Prepping the data pipeline is one of the biggest challenges organisations face while implementing their BI programme. Using a mixed toolset offered by different vendors translates to disparate data sets that need to first be integrated, blended, and unified to enable a(n) smoother as well as accurate analysis procedure.

In fact, it’s been noted that 80% of analysis time is spent on data preparation as poor quality data often results in untrustworthy business insights.

This is where BI tools that include data preparation provisions come in handy. Be it a custom-built BI program or a bespoke tool, it’s important that your option incorporates data-prepping and blending capabilities, i.e., ability to connect to different sources (legacy or cloud app) and port data in different formats, clean and remove duplicates, blend the data into a single data warehouse, and improve the overall data quality. This helps ensure robust, error-free data pipelines, in turn assuring reliable business intel.

Updating your privacy practices and official policy 

With a BI programme, your obligation as a company to protect customer data becomes greater. Some privacy practices to keep in mind include,

(1) masking critical user data, i.e., removing personally identifiable information from all data sets using anonymization methods, before feeding them into the BI data pipeline,

(2) collecting explicit consent from the data subjects (customers and employees) to use their anonymized data for BI analysis,

(3) ensuring that your data sources are also subject to stringent privacy standards, and finally,

 (4) updating your organisation’s customer privacy policy straight away to include required details about your BI programme.

Integrating your BI program with internal collaboration platforms

Despite setting up a cost-intensive, comprehensive BI programme, many organisations struggle to drive adoption among their teams and prompt necessary action or decision-making. One way to solve this is to integrate the BI system widely and deeply across internal communication and collaboration platforms used by employees such as email, chat, intranet forums, project management avenues, etc.
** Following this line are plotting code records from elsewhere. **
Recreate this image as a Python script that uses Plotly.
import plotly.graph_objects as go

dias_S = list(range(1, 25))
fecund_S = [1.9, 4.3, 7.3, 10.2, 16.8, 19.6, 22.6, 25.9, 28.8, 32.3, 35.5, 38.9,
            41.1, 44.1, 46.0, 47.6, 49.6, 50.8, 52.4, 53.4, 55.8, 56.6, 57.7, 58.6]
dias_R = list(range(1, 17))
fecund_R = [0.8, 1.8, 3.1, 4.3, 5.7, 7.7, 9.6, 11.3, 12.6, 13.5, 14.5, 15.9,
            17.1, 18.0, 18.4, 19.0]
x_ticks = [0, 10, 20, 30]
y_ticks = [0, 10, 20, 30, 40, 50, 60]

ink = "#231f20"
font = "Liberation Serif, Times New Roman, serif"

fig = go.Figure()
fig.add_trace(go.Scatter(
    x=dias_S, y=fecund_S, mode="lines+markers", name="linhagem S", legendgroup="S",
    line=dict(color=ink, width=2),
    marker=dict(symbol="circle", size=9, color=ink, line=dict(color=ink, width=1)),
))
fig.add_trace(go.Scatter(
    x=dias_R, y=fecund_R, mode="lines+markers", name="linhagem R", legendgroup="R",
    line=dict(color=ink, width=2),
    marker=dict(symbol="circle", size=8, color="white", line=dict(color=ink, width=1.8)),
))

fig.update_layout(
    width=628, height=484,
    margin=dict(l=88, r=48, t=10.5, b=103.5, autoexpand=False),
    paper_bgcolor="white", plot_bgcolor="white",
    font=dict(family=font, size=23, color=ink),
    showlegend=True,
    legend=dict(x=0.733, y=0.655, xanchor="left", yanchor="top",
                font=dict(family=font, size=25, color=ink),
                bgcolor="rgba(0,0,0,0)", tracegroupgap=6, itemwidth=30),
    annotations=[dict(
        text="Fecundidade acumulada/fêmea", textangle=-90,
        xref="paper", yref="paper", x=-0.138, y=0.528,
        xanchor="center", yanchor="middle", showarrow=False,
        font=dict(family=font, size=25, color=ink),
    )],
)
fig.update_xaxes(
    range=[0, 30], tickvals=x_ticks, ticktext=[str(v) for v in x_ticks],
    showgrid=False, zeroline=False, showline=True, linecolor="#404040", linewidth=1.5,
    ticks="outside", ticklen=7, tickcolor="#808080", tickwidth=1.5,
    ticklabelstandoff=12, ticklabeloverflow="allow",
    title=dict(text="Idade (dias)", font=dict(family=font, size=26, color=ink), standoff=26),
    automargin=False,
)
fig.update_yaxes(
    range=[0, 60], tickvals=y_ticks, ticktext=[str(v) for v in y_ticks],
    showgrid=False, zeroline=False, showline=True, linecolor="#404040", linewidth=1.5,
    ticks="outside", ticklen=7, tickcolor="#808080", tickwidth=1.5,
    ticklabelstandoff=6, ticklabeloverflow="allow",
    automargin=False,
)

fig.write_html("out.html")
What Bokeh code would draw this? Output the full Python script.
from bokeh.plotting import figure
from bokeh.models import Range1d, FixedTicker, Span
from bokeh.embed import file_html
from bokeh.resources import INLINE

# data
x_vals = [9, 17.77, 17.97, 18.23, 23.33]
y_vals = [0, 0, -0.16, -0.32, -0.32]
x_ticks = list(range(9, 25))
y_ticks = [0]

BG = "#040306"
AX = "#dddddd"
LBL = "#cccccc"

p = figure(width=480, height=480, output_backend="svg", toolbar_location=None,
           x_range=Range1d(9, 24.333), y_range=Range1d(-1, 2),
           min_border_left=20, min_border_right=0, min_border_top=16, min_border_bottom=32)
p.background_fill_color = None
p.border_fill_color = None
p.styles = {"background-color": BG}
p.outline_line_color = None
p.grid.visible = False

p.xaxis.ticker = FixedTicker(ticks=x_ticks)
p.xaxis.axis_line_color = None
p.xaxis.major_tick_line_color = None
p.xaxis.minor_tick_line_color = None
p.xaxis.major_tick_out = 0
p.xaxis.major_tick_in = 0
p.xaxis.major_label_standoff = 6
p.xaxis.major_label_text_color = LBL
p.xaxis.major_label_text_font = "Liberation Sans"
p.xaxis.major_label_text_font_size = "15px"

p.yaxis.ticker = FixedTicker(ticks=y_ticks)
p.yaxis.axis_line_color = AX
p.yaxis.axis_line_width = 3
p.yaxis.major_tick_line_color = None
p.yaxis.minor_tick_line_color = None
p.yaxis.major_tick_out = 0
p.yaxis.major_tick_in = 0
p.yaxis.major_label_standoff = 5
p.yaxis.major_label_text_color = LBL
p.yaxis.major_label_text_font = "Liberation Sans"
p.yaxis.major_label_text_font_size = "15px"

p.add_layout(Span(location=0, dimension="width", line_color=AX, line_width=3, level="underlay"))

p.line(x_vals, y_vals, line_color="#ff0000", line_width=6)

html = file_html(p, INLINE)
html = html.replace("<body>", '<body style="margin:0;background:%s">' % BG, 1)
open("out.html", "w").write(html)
The BI dashboards must allow executives to blend and visually analyse data for cross-functional insights, fashion the insights into easily understandable and interactive reports, decide the next course of action, and subsequently share the information with the teams or individuals concerned in real time.

Staying future-ready – leave room for innovation

As you implement modern technologies and boost your operational efficiencies, running a future-ready business also includes being constantly on the lookout for innovation, and ensuring that the business systems and processes are elastic enough to absorb the change.

Similarly, your BI programme should have enough legroom to experiment and capitalise on emerging opportunities like AI-powered voice analytics and RPA/business analytics integration.

For instance, current AI trends have made it possible for users to hold conversations with AI assistants to generate automated BI insights with a single click, predict future trends, conduct as well as visualise cognitive and what-if analyses, and much more.

If the events of the past two years have taught us anything, it’s that things can change incredibly quickly and it’s vital to be flexible.

Cloud-based BI tools enable business owners to look at real-time data from across departments. to make quick decisions. This helps businesses stay nimble during unprecedented times.